お茶生産者団体の専門委員だった私は彼に、『A社は日本国内で日本茶の買付をしないのか?』と聞いた。世界的な日本茶ブームに乗れない日本茶生産者達は、価格低迷と高齢化廃業であえいでいる。有名なお茶メーカーや飲料会社は海外の茶畑からの安い茶葉を製茶する為、国内茶生産者とは無縁。さらに千利休以来400 年、茶商と呼ばれる製茶業界の下部構造とされ、自分で新しい商流を作ろうとすれば、取引中止、村八分となる産地の現状がある。農水省が手を差し伸べていたが、助成金プログラムや政策に新機軸や魅力的ソリューションが無かった。野性のエンジンとしては、世界販売網を持つA社が国内茶生産者から直接、茶葉を買い取り彼らの世界中の紅茶ユーザー層に、新しい日本生産者&スリランカ人茶ブレンダー(世界最高レベル)による日本茶をオンデマンドで供給するモデルにワナワナしていた。D氏は軽く『できますよ。面白いですね。』と言い、数日後にスリランカ本社のゴーサインを得てしまった。ワナワナブルブルしながら私はポンチ絵を書き、農水省茶業グループにD氏と理事長を会わせた。

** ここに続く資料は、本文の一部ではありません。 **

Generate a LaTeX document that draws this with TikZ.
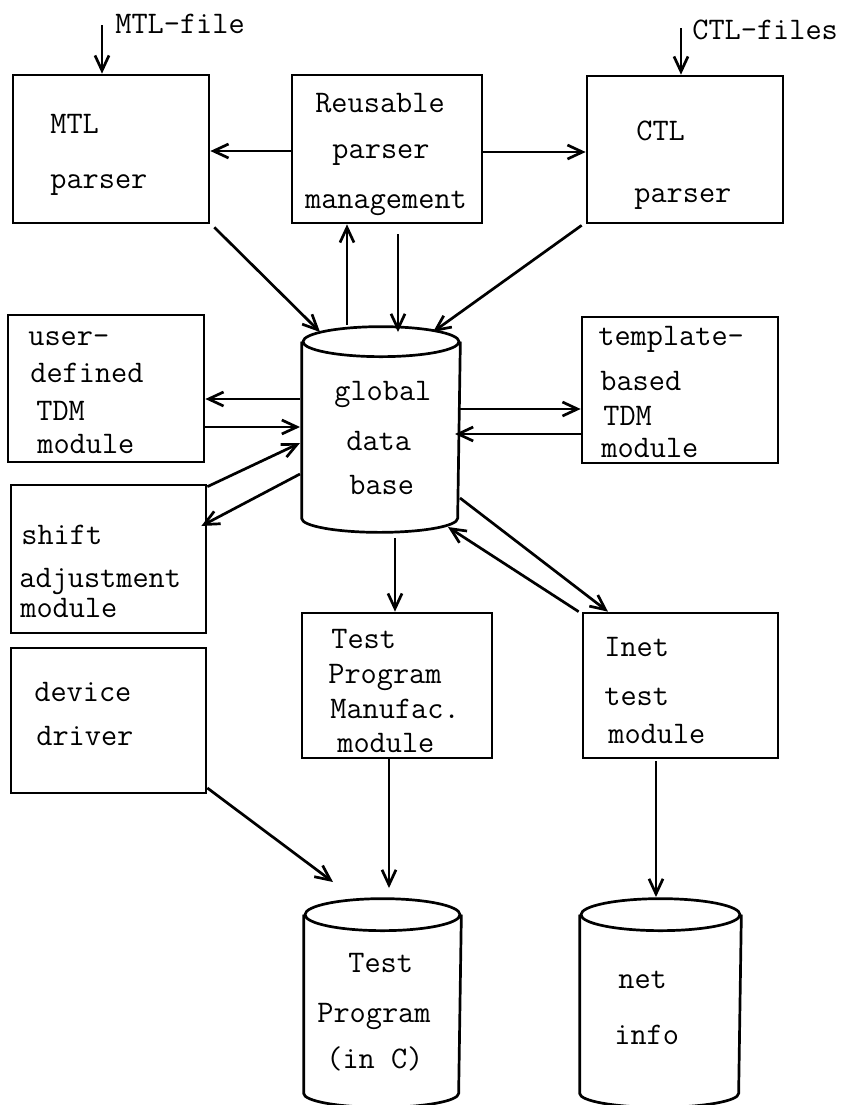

昭和ならば茶産地に国際公益センターの入れ物として、ビルを建てるところだが、海外商社による国内農畜産物の買付を禁止規制する法律は無いので、非常に面白いと若い担当者は話し、さらに国際茶公益デジタルプラットフォームの可能性についても、目を輝かした。それならばとエンジン全開、理事長人脈(ドラエモンかよ)で新進気鋭のデジタルプラットフォーム企業の若手イケメン社長を紹介され、新たなポンチ絵を描き出した。単にスリランカ国際紅茶商社が日本茶生産者からの製茶前の荒茶を買い付けるだけでなく、この際、JICA(国際協力機構)の無償資金協力と実習生受け入れプラグラムを活用したスリランカ人の紅茶栽培に熟練した若者たちを国内茶産地に受け入れて日本茶栽培者層を増やしかつ移住してもらう。おまけに増産された茶葉はスリランカ国際茶商社が引き受けて世界輸出する。非常に合理的な産地再生国際化による地方創生モデル。名付けて“第2の天孫降臨”。だがまだこの特異点には深みがあった。仏教だ。スリランカ仏教は日本仏教よりはるかに釈尊の根本仏教に近く、ヨーガ・瞑想技法は大脳生理学や生化学によるエビデンスを持ち、アメリカ仏教としてチベット仏教と双璧をなす。茶生産者であり仏教徒のスリランカ人移民団を、地方創生の器として日本伝統仏教の新しい檀家として受け入れるスキームは成立可能か?既にスリランカ仏教は蘭華寺として日本信者達を獲得して、マインドフルネス瞑想は宗教の範疇を越えて普及し始めている。日本各地に根を張る、総本山→本山→寺院網→各地域檀家組織は、急激に崩壊消滅しつつあるが、新しい血を流し込むことで豊かな精神的土壌として移民の方々を育み新しい日本人を創造可能と思われる。立っているものはなんでも使えとやら、日本伝統仏教とスリランカ仏教のマッチングの下部構造がお茶なのだ。ワナワナぶるぶる。